Scottish Daily Mail

Takeover buzz gives wings to airline shares

- By John Abiona

AIRLINE stocks soared on the back of talk that the owner of British Airways was looking at buying rivals.

After returning to profit over the summer, IAG is understood to be on the hunt for takeover targets.

The group owns BA as well as Iberia, Vueling and Aer Lingus, and agreed to buy Air Europa for around £850m in late 2019 but the Covid pandemic derailed the deal.

IAG wants to revive the takeover and speculatio­n is mounting that it could even target other struggling rivals such as Easyjet or Portuguese flag carrier TAP.

Luis Gallego, IAG’s boss, last week said: ‘We will only do what makes sense but we see there are opportunit­ies to be stronger. We are a group that wants to consolidat­e the industry.’

Liberum analyst Gerald Khoo said if a deal were to ever emerge between IAG and Easyjet it would be ‘challengin­g’ to get past the competitio­n authoritie­s.

Shares across the industry rose as IAG gained 5.5pc, or 6.28p, to 121.56p, Easyjet surged 6.1pc, or 19.9p, to 348.4p and Wizz Air rose 6.5pc, or 104p, to 1715p.

The FTSE 100 edged up 0.7pc, or 46.86 points, to 7094.53 and the FTSE 250 inched lower by 0.2pc, or 26.74 points, to 17889.93.

Centrica surged 4.7pc, or 3.46p, to 76.62p following a series of upbeat broker ratings after the British Gas owner last week announced the reopening of its Rough storage facility.

Barclays raised the stock’s target price to 144p from 121p, while Jefferies upgraded to ‘buy’ from ‘hold’ and Citi said it preferred companies such as Centrica which have ‘little debt and robust balance sheets’.

Blue-chip banking stocks also enjoyed favour with the City. Natwest shot up 4.4pc, or 9.9p, to 234.8p after Credit Suisse raised its target price to 370p from 350p.

UBS maintained its ‘buy’ rating and target prices for Lloyds (up 1.8pc, or 0.75p, to 42.02p) and Standard Chartered (up 0.1pc, or 0.6p, to 520.2).

Meanwhile, consumer goods giant Reckitt Benckiser rose 1.8pc, or 102p, to 5780p after Jefferies raised the Dettol and Nurofen maker’s rating and target price.

Abrdn was up 4.2pc, or 2.75p, to 159p after it kick-started the second phase of its £300m share buyback programme.

Bodycote swung into reverse even though it poached the deputy finance boss of Rolls-Royce (up 1.5pc, or 1.16p, to 78.15p).
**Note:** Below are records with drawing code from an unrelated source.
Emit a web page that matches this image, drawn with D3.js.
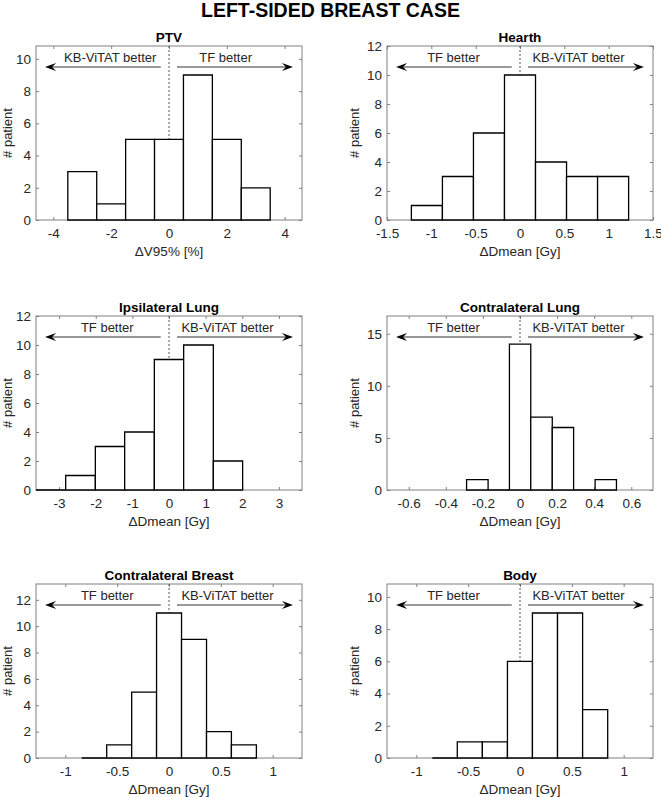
<!DOCTYPE html>
<html>
<head>
<meta charset="utf-8">
<script src="https://cdn.jsdelivr.net/npm/d3@7"></script>
<style>
  body { margin: 0; background: #fff; }
  text { font-family: "Liberation Sans", Arial, Helvetica, sans-serif; fill: #262626; }
</style>
</head>
<body>
<div id="chart-area"></div>
<script>
// figure data
var figTitle = "LEFT-SIDED BREAST CASE";
var panelTitles = ["PTV", "Hearth", "Ipsilateral Lung", "Contralateral Lung", "Contralateral Breast", "Body"];
var xLabels = ["\u0394V95% [%]", "\u0394Dmean [Gy]", "\u0394Dmean [Gy]", "\u0394Dmean [Gy]", "\u0394Dmean [Gy]", "\u0394Dmean [Gy]"];
var leftLabels = ["KB-ViTAT better", "TF better", "TF better", "TF better", "TF better", "TF better"];
var rightLabels = ["TF better", "KB-ViTAT better", "KB-ViTAT better", "KB-ViTAT better", "KB-ViTAT better", "KB-ViTAT better"];

// histogram bin edges and counts
var binEdges = [
  [-3.5, -2.5, -1.5, -0.5, 0.5, 1.5, 2.5, 3.5],
  [-1.225, -0.875, -0.525, -0.175, 0.175, 0.525, 0.875, 1.225],
  [-3.63, -2.82, -2.01, -1.21, -0.40, 0.40, 1.21, 2.01],
  [-0.288, -0.172, -0.057, 0.058, 0.174, 0.289, 0.405, 0.52],
  [-0.842, -0.601, -0.36, -0.12, 0.121, 0.362, 0.602, 0.843],
  [-0.846, -0.605, -0.363, -0.121, 0.12, 0.362, 0.604, 0.846]
];
var counts = [
  [3, 1, 5, 5, 9, 5, 2],
  [1, 3, 6, 10, 4, 3, 3],
  [0, 1, 3, 4, 9, 10, 2],
  [1, 0, 14, 7, 6, 0, 1],
  [0, 1, 5, 11, 9, 2, 1],
  [0, 1, 1, 6, 9, 9, 3]
];

// axis limits and ticks
var xDomains = [[-4.6, 4.6], [-1.5, 1.5], [-3.63, 3.63], [-0.717, 0.717], [-1.283, 1.283], [-1.283, 1.283]];
var yDomains = [[0, 10.8], [0, 12], [0, 12], [0, 16.7], [0, 13.2], [0, 10.8]];
var xTicks = [
  [-4, -2, 0, 2, 4],
  [-1.5, -1, -0.5, 0, 0.5, 1, 1.5],
  [-3, -2, -1, 0, 1, 2, 3],
  [-0.6, -0.4, -0.2, 0, 0.2, 0.4, 0.6],
  [-1, -0.5, 0, 0.5, 1],
  [-1, -0.5, 0, 0.5, 1]
];
var yTicks = [
  [0, 2, 4, 6, 8, 10],
  [0, 2, 4, 6, 8, 10, 12],
  [0, 2, 4, 6, 8, 10, 12],
  [0, 5, 10, 15],
  [0, 2, 4, 6, 8, 10, 12],
  [0, 2, 4, 6, 8, 10]
];

// layout
var W = 661, H = 797;
var colX = [36, 387], rowY = [46, 316, 584];
var pw = 266, ph = 174;
var labelPos = [[0.279, 0.713], [0.25, 0.72], [0.268, 0.72], [0.25, 0.72], [0.268, 0.72], [0.25, 0.72]];
var boxColor = "#808080";

var svg = d3.select("#chart-area")
  .append("svg")
    .attr("width", W)
    .attr("height", H);

svg.append("text")
  .attr("x", 330.5)
  .attr("y", 17)
  .attr("text-anchor", "middle")
  .attr("font-size", "19.5px")
  .attr("font-weight", "bold")
  .style("fill", "#000")
  .text(figTitle);

function fmt(d) { return String(+d.toFixed(2)); }

panelTitles.forEach(function(title, i) {
  var ox = colX[i % 2], oy = rowY[Math.floor(i / 2)];
  var g = svg.append("g").attr("transform", "translate(" + ox + "," + oy + ")");

  var x = d3.scaleLinear().domain(xDomains[i]).range([0, pw]);
  var y = d3.scaleLinear().domain(yDomains[i]).range([ph, 0]);

  // box
  g.append("rect")
    .attr("width", pw).attr("height", ph)
    .attr("fill", "none").attr("stroke", boxColor).attr("stroke-width", 1);

  // ticks on all four sides, pointing inward
  var xa = d3.axisBottom(x).tickValues(xTicks[i]).tickSizeInner(-3).tickSizeOuter(0).tickPadding(8).tickFormat(fmt);
  var gx = g.append("g").attr("transform", "translate(0," + ph + ")").call(xa);
  var xt = d3.axisTop(x).tickValues(xTicks[i]).tickSizeInner(-3).tickSizeOuter(0).tickFormat("");
  var gxt = g.append("g").call(xt);
  var ya = d3.axisLeft(y).tickValues(yTicks[i]).tickSizeInner(-3).tickSizeOuter(0).tickPadding(5).tickFormat(fmt);
  var gy = g.append("g").call(ya);
  var yr = d3.axisRight(y).tickValues(yTicks[i]).tickSizeInner(-3).tickSizeOuter(0).tickFormat("");
  var gyr = g.append("g").attr("transform", "translate(" + pw + ",0)").call(yr);

  [gx, gxt, gy, gyr].forEach(function(a) {
    a.select(".domain").remove();
    a.selectAll(".tick line").attr("stroke", boxColor);
    a.selectAll(".tick text")
      .attr("font-size", "13.5px")
      .attr("font-family", "Liberation Sans, Arial, sans-serif")
      .style("fill", "#262626");
  });

  // dashed zero line
  g.append("line")
    .attr("x1", x(0)).attr("x2", x(0))
    .attr("y1", 0).attr("y2", ph)
    .attr("stroke", "#555").attr("stroke-width", 1)
    .attr("stroke-dasharray", "2,2");

  // histogram bars
  var bins = counts[i].map(function(c, k) {
    return { x0: binEdges[i][k], x1: binEdges[i][k + 1], n: c };
  });
  g.selectAll("path.bar")
    .data(bins)
    .enter().append("path")
      .attr("class", "bar")
      .attr("d", function(d) {
        var a = x(d.x0), b = x(d.x1), top = y(d.n), base = y(0);
        return "M" + a + "," + base + "L" + a + "," + top + "L" + b + "," + top + "L" + b + "," + base + "Z";
      })
      .attr("fill", "#fff")
      .attr("stroke", "#000")
      .attr("stroke-width", 1.3);

  // annotation arrows
  var ay = 21;
  var lx = 0.034 * pw, rx = 0.966 * pw;
  g.append("line")
    .attr("x1", lx + 6).attr("x2", 0.469 * pw)
    .attr("y1", ay).attr("y2", ay)
    .attr("stroke", "#333").attr("stroke-width", 1);
  g.append("line")
    .attr("x1", 0.53 * pw).attr("x2", rx - 6)
    .attr("y1", ay).attr("y2", ay)
    .attr("stroke", "#333").attr("stroke-width", 1);
  g.append("path")
    .attr("d", "M" + lx + "," + ay + "L" + (lx + 11) + "," + (ay - 4) + "L" + (lx + 7) + "," + ay + "L" + (lx + 11) + "," + (ay + 4) + "Z")
    .attr("fill", "#000");
  g.append("path")
    .attr("d", "M" + rx + "," + ay + "L" + (rx - 11) + "," + (ay - 4) + "L" + (rx - 7) + "," + ay + "L" + (rx - 11) + "," + (ay + 4) + "Z")
    .attr("fill", "#000");

  g.append("text")
    .attr("x", labelPos[i][0] * pw).attr("y", 16)
    .attr("text-anchor", "middle")
    .attr("font-size", "13px")
    .text(leftLabels[i]);
  g.append("text")
    .attr("x", labelPos[i][1] * pw).attr("y", 16)
    .attr("text-anchor", "middle")
    .attr("font-size", "13px")
    .text(rightLabels[i]);

  // titles and axis labels
  g.append("text")
    .attr("x", pw / 2).attr("y", -4)
    .attr("text-anchor", "middle")
    .attr("font-size", "13.5px")
    .attr("font-weight", "bold")
    .style("fill", "#000")
    .text(title);

  g.append("text")
    .attr("x", pw / 2).attr("y", ph + 36)
    .attr("text-anchor", "middle")
    .attr("font-size", "13.5px")
    .text(xLabels[i]);

  g.append("text")
    .attr("transform", "translate(" + (i % 2 ? -28 : -24) + "," + (ph / 2) + ") rotate(-90)")
    .attr("text-anchor", "middle")
    .attr("font-size", "13px")
    .text("# patient");
});
</script>
</body>
</html>
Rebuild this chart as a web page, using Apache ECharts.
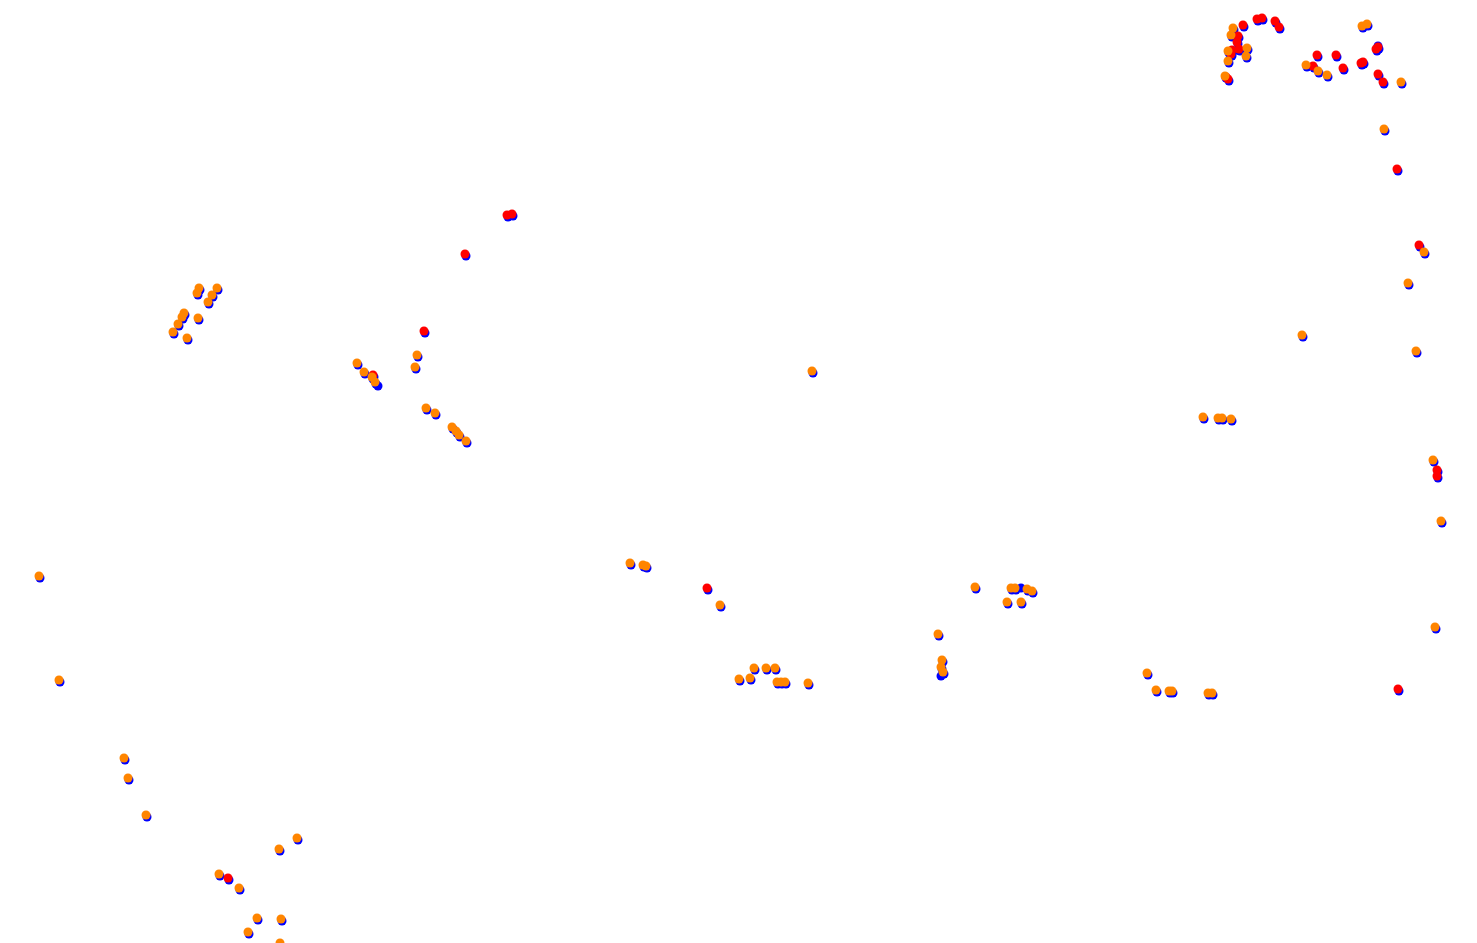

The heat treatment specialist said Ben Fidler will become chief financial officer next May. Shares fell 2.4pc, or 12.44p, to 495.6p.

A company that makes the paper used to create Remembranc­e poppies for the Royal British Legion each year issued a profit warning amid the rising cost of energy and raw materials. James Cropper, which also produces packaging for luxury brands such as Mulberry (flat at 210p), Burberry (down 0.1pc, or 2p, to 1815p) and Selfridges, reduced its profit forecast for 2023 to £2m – less than half the £5.4m expected by analysts.

The group’s energy bill soared 148pc compared with a year earlier, while the cost of its raw materials shot up 20pc. Shares plunged 14.6pc, or 145p, to 850p.

Investors in Lok’n’Store cheered after the storage provider delivered record revenue and profits.

Revenue for the year to July shot up 22.9pc to £26.9m while profit soared 37.5pc to £16.4m.

Looking ahead, the group said the opening of four new stores within the next year and price increases will add further revenue and profit growth. Shares surged 15pc, or 125p, to 960p.

Software and data company 4Global sealed a £4m contract over five years with a ‘major sporting infrastruc­ture project’ for a city in the Middle East. Shares soared 19.1pc, or 11p, to 68.5p.